Find each line with the string "code" and copy it.

- [Data for this task]:
--- BEGIN ---

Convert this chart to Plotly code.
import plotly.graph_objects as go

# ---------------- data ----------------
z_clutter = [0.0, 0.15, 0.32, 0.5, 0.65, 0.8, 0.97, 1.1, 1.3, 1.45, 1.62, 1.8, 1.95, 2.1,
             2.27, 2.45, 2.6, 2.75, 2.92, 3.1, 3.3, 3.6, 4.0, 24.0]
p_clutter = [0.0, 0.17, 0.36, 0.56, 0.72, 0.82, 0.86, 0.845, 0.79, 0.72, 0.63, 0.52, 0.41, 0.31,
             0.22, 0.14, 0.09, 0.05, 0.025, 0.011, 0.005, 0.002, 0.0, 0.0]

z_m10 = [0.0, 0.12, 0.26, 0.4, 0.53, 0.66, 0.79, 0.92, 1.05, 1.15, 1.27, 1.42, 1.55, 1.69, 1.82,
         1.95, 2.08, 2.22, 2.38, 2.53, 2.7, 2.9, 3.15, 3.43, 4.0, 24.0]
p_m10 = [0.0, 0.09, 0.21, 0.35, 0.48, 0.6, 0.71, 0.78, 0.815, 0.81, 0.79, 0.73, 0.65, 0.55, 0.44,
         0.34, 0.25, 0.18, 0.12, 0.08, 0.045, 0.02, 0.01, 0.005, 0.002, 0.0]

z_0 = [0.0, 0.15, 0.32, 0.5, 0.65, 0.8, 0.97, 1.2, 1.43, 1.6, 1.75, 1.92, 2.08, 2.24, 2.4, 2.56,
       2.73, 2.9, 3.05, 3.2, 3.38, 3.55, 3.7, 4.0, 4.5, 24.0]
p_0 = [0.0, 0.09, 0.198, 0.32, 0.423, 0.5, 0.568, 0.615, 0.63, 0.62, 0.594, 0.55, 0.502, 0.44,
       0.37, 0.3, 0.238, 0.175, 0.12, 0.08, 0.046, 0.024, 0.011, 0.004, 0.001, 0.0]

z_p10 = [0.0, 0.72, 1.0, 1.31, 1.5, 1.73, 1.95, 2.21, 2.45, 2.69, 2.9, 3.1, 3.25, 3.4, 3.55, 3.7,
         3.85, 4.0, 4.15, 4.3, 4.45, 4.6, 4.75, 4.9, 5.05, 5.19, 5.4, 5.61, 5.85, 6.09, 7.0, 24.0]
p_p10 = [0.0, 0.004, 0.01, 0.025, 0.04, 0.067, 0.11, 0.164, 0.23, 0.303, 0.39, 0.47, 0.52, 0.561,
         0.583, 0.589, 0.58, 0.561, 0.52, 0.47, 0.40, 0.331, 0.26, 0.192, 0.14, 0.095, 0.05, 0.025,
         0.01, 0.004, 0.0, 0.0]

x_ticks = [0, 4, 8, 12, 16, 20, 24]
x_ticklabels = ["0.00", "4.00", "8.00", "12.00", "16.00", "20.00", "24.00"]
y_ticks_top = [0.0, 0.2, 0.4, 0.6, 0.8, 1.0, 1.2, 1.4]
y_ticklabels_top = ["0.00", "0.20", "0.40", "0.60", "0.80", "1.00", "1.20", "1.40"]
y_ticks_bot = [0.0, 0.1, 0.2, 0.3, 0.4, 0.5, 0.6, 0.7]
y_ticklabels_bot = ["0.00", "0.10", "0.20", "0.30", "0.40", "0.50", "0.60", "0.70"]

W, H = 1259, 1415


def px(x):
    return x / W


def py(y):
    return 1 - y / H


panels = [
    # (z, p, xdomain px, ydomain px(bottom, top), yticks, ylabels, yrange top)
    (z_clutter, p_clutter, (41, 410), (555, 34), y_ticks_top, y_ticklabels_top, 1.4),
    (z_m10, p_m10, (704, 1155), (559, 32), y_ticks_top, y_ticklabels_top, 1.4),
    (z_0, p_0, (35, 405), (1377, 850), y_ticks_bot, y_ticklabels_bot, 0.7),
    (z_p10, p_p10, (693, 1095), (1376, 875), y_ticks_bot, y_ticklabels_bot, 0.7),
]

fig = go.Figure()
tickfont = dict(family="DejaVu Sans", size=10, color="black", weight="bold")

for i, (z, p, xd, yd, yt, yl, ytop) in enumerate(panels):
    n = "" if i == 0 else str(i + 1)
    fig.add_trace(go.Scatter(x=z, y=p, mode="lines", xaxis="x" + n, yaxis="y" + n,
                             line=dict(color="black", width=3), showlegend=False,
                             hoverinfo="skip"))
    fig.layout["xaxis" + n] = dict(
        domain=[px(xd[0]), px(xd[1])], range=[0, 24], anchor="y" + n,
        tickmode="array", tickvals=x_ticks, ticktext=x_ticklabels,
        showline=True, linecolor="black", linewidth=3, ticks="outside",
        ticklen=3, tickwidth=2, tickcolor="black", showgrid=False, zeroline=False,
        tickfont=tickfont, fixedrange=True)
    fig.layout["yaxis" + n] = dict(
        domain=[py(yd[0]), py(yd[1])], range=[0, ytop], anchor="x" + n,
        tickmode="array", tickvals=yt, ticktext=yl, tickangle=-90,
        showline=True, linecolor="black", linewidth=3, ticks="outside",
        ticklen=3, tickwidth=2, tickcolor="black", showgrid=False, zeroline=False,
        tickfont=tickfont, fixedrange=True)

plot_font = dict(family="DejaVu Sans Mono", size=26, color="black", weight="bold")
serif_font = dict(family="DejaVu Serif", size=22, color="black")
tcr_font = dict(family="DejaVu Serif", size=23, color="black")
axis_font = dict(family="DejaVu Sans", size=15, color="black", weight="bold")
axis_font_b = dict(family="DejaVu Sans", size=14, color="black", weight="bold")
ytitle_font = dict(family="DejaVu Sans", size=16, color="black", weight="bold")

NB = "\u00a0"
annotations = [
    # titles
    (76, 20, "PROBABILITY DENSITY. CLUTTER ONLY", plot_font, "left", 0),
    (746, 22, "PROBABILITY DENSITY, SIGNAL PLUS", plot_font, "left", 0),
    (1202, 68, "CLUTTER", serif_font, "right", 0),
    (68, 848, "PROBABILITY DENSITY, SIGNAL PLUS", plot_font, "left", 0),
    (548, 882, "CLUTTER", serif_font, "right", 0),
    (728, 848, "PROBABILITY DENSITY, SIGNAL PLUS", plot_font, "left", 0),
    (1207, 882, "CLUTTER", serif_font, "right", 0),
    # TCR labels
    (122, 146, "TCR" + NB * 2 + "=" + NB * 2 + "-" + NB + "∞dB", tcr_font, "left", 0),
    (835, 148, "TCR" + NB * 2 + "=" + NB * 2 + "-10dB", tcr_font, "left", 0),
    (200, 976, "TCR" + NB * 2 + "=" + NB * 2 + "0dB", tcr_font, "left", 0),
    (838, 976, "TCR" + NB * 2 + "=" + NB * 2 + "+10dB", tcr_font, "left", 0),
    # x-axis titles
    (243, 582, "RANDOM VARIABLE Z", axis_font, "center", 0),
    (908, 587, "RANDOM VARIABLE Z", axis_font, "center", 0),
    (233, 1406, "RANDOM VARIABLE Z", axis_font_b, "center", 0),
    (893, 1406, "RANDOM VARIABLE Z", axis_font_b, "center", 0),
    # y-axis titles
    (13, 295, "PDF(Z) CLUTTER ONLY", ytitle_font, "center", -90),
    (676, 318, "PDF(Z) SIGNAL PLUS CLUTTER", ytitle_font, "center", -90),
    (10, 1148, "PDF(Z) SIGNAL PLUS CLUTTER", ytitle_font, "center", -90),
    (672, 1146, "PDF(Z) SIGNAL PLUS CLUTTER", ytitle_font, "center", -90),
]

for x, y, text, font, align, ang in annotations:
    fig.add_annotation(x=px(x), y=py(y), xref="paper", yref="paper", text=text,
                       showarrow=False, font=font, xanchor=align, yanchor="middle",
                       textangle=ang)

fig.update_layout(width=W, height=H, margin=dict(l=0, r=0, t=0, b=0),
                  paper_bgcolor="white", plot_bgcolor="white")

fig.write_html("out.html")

--- END ---
--- BEGIN ---

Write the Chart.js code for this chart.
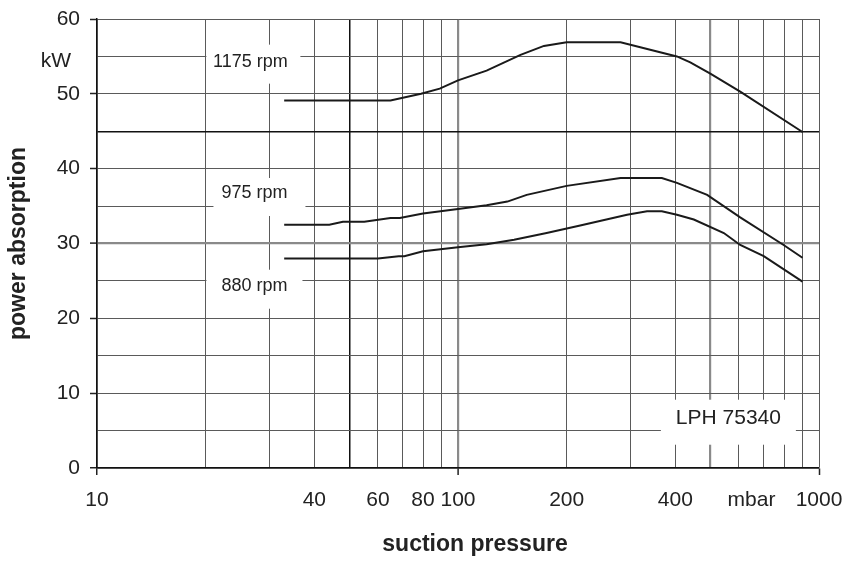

--- END ---

- [Task result]:
Convert this chart to Plotly code.
Write the Chart.js code for this chart.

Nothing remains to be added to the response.